**TASK STATEMENT:** Leave out the pictures, and write out exactly the lines from the beginning of the material to the line holding "outflow: '#012149', balance: '#012149'", that line included, and nothing else.

**PROVIDED DATA:**
>>>
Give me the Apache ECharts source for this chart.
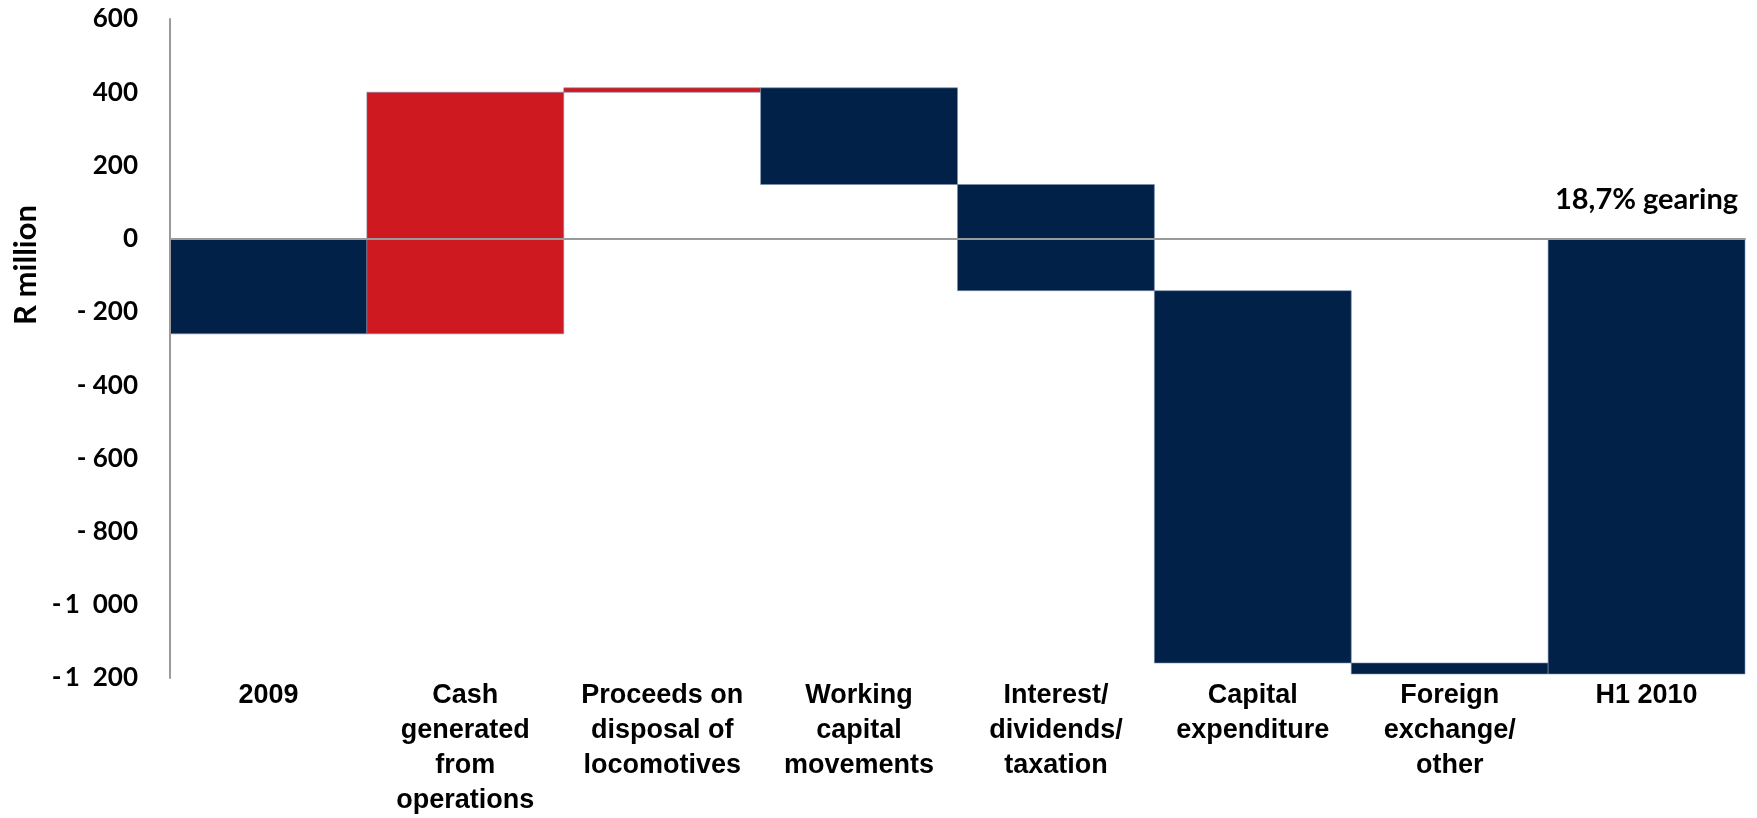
<!DOCTYPE html>
<html>
<head>
<meta charset="utf-8">
<title>Net debt bridge</title>
<script src="https://cdn.jsdelivr.net/npm/echarts@6/dist/echarts.min.js"></script>
<style>
  html, body { margin: 0; padding: 0; background: #fff; }
  #chart { width: 1757px; height: 818px; }
</style>
</head>
<body>
<div id="chart"></div>
<script>
// Bridge categories, left to right
const categories = [
  '2009',
  'Cash\ngenerated\nfrom\noperations',
  'Proceeds on\ndisposal of\nlocomotives',
  'Working\ncapital\nmovements',
  'Interest/\ndividends/\ntaxation',
  'Capital\nexpenditure',
  'Foreign\nexchange/\nother',
  'H1 2010'
];

// Opening balance, movements and closing balance (R million)
const openingBalance = -260;
const movements = [660, 12, -264, -290, -1017, -30];
const closingBalance = -1189;

// Inflows are red, outflows and balances navy
const movementKind = ['inflow', 'inflow', 'outflow', 'outflow', 'outflow', 'outflow'];

// Y axis tick labels keyed by value
const yTickLabels = {
  '600': '600', '400': '400', '200': '200', '0': '0',
  '-200': '- 200', '-400': '- 400', '-600': '- 600', '-800': '- 800',
  '-1000': '-\u20091\u2002000', '-1200': '-\u20091\u2002200'
};

const gearingNote = '18,7% gearing';
const axisName = 'R million';

const COLORS = { inflow: '#CF1920', outflow: '#012149', balance: '#012149' };

// Build [index, low, high, kind] rows for the floating bars
const rows = [];
rows.push([0, Math.min(0, openingBalance), Math.max(0, openingBalance), 'balance']);
let running = openingBalance;
movements.forEach((m, i) => {
  const next = running + m;
  rows.push([i + 1, Math.min(running, next), Math.max(running, next), movementKind[i]]);
  running = next;
});
rows.push([categories.length - 1, Math.min(0, closingBalance), Math.max(0, closingBalance), 'balance']);

const chart = echarts.init(document.getElementById('chart'), null, { renderer: 'canvas' });

const labelFont = '"Liberation Sans", Arial, sans-serif';
const tickFont = 'Lato, "Open Sans", sans-serif';

chart.setOption({
  animation: false,
  backgroundColor: '#fff',
  grid: {
    left: 170, right: 12, top: 19, bottom: 140,
    containLabel: false,
    outerBoundsMode: 'none'
  },
  xAxis: [
    {
      type: 'category',
      data: categories,
      position: 'bottom',
      axisLine: { show: false, onZero: false },
      axisTick: { show: false },
      axisLabel: {
        interval: 0,
        margin: 0,
        color: '#000',
        fontFamily: labelFont,
        fontWeight: 'bold',
        fontSize: 27,
        lineHeight: 35,
        verticalAlign: 'top'
      },
      splitLine: { show: false }
    },
    {
      // zero line across the plot, drawn above the bars
      type: 'category',
      data: categories,
      z: 10,
      axisLine: { show: true, onZero: true, lineStyle: { color: '#9a9a9a', width: 2 } },
      axisTick: { show: false },
      axisLabel: { show: false },
      splitLine: { show: false }
    }
  ],
  yAxis: {
    type: 'value',
    min: -1200,
    max: 600,
    interval: 200,
    z: 10,
    axisLine: { show: true, lineStyle: { color: '#9a9a9a', width: 2 } },
    axisTick: { show: false },
    splitLine: { show: false },
    axisLabel: {
      margin: 32,
      color: '#000',
      fontFamily: tickFont,
      fontWeight: 'bold',
      fontSize: 26,
      formatter: v => yTickLabels[String(v)] ?? String(v)
    }
  },
  graphic: [
    {
      type: 'text',
      left: 10,
      top: 205,
      rotation: Math.PI / 2,
      style: {
        text: axisName,
        fill: '#000',
        font: 'bold 31px ' + tickFont
      }
    }
  ],
  series: [
    {
      type: 'custom',
      xAxisIndex: 0,
      data: rows,
      encode: { x: 0, y: [1, 2] },
      renderItem: (params, api) => {
        const idx = api.value(0);
        const lowPt = api.coord([idx, api.value(1)]);
        const highPt = api.coord([idx, api.value(2)]);
        const w = api.size([1, 0])[0];
        const kind = rows[params.dataIndex][3];
        return {
          type: 'rect',
          shape: {
            x: lowPt[0] - w / 2,
            y: highPt[1],
            width: w,
            height: Math.max(lowPt[1] - highPt[1], 1)
          },
          style: {
            fill: COLORS[kind],
            stroke: 'rgba(120,140,170,0.6)',
            lineWidth: 1
          }
        };
      },
      z: 2
    },
    {
      type: 'scatter',
      xAxisIndex: 0,
      data: [[categories.length - 1, 0]],
      symbolSize: 0,
      silent: true,
      itemStyle: { opacity: 1 },
      label: {
        show: true,
        position: 'top',
        distance: 25,
        formatter: gearingNote,
        color: '#000',
        opacity: 1,
        fontFamily: tickFont,
        fontWeight: 'bold',
        fontSize: 29
      },
      z: 5
    }
  ]
});
</script>
</body>
</html>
<<<
**TASK RESULT:**
Give me the Apache ECharts source for this chart.
<!DOCTYPE html>
<html>
<head>
<meta charset="utf-8">
<title>Net debt bridge</title>
<script src="https://cdn.jsdelivr.net/npm/echarts@6/dist/echarts.min.js"></script>
<style>
  html, body { margin: 0; padding: 0; background: #fff; }
  #chart { width: 1757px; height: 818px; }
</style>
</head>
<body>
<div id="chart"></div>
<script>
// Bridge categories, left to right
const categories = [
  '2009',
  'Cash\ngenerated\nfrom\noperations',
  'Proceeds on\ndisposal of\nlocomotives',
  'Working\ncapital\nmovements',
  'Interest/\ndividends/\ntaxation',
  'Capital\nexpenditure',
  'Foreign\nexchange/\nother',
  'H1 2010'
];

// Opening balance, movements and closing balance (R million)
const openingBalance = -260;
const movements = [660, 12, -264, -290, -1017, -30];
const closingBalance = -1189;

// Inflows are red, outflows and balances navy
const movementKind = ['inflow', 'inflow', 'outflow', 'outflow', 'outflow', 'outflow'];

// Y axis tick labels keyed by value
const yTickLabels = {
  '600': '600', '400': '400', '200': '200', '0': '0',
  '-200': '- 200', '-400': '- 400', '-600': '- 600', '-800': '- 800',
  '-1000': '-\u20091\u2002000', '-1200': '-\u20091\u2002200'
};

const gearingNote = '18,7% gearing';
const axisName = 'R million';

const COLORS = { inflow: '#CF1920', outflow: '#012149', balance: '#012149' };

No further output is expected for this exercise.